[What is asked]:
Set down exactly the lines of the records from the top to the line containing "60, 70, 80];"; include both.

(Records with drawing code)

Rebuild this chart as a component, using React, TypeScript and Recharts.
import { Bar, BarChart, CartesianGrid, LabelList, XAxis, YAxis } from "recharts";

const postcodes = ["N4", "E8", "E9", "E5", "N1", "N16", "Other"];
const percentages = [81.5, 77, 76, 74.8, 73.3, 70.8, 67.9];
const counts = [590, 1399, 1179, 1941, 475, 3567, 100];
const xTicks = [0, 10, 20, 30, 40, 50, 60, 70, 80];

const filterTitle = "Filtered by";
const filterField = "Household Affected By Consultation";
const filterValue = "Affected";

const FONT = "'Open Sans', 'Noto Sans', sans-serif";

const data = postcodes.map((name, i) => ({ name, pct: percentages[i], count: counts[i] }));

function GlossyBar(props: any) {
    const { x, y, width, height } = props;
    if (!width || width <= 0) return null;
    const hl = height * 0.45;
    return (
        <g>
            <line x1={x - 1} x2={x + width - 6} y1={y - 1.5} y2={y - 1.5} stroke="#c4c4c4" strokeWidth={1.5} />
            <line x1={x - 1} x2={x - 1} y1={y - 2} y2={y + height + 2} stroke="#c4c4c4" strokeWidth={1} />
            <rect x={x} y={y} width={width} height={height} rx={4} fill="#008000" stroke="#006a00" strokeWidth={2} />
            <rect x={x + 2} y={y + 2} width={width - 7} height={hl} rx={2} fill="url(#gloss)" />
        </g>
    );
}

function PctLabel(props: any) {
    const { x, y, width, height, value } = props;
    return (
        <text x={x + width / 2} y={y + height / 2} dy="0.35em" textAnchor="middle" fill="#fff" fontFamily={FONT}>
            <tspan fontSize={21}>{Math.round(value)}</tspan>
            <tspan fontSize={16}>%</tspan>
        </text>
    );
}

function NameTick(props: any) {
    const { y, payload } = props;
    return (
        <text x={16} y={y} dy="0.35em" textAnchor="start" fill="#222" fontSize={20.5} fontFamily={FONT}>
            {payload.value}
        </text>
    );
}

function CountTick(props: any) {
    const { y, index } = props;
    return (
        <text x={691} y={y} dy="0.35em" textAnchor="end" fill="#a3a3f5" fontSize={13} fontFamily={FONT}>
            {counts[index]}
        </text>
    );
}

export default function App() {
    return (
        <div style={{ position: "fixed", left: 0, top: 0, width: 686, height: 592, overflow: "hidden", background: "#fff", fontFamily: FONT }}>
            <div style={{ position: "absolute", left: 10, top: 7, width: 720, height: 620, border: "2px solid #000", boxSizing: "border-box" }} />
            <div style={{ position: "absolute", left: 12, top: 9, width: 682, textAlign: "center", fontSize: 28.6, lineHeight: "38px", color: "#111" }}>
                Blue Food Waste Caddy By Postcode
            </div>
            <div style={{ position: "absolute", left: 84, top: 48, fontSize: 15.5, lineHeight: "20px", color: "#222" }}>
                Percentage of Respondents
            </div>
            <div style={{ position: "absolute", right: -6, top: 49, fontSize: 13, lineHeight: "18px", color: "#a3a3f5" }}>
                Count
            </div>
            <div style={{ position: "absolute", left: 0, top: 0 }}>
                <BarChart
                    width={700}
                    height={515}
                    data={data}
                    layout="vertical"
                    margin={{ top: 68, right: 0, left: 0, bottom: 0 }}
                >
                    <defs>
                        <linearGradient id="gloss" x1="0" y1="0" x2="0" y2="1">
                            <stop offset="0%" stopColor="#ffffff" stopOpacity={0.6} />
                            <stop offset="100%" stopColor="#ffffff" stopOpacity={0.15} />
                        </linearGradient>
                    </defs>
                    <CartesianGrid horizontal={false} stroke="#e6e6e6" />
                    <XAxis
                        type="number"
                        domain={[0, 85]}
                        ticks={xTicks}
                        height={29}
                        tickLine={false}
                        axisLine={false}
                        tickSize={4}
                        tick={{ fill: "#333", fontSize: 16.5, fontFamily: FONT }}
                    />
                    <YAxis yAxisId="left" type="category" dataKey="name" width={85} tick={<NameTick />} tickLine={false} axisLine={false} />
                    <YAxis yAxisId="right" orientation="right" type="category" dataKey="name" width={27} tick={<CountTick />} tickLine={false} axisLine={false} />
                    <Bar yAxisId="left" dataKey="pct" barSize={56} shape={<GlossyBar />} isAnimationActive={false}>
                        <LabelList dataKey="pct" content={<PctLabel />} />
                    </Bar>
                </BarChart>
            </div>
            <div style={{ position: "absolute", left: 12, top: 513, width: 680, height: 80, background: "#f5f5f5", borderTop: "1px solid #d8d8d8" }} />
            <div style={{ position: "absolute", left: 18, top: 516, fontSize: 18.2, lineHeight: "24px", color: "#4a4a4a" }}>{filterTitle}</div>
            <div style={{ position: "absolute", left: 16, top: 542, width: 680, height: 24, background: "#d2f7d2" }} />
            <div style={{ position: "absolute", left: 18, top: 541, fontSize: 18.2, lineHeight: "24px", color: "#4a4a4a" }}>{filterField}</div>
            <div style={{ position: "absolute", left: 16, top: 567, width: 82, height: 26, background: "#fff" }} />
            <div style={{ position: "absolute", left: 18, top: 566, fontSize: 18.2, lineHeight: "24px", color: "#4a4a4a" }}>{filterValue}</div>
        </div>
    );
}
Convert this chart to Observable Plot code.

[Solution to the exercise]:
Rebuild this chart as a component, using React, TypeScript and Recharts.
import { Bar, BarChart, CartesianGrid, LabelList, XAxis, YAxis } from "recharts";

const postcodes = ["N4", "E8", "E9", "E5", "N1", "N16", "Other"];
const percentages = [81.5, 77, 76, 74.8, 73.3, 70.8, 67.9];
const counts = [590, 1399, 1179, 1941, 475, 3567, 100];
const xTicks = [0, 10, 20, 30, 40, 50, 60, 70, 80];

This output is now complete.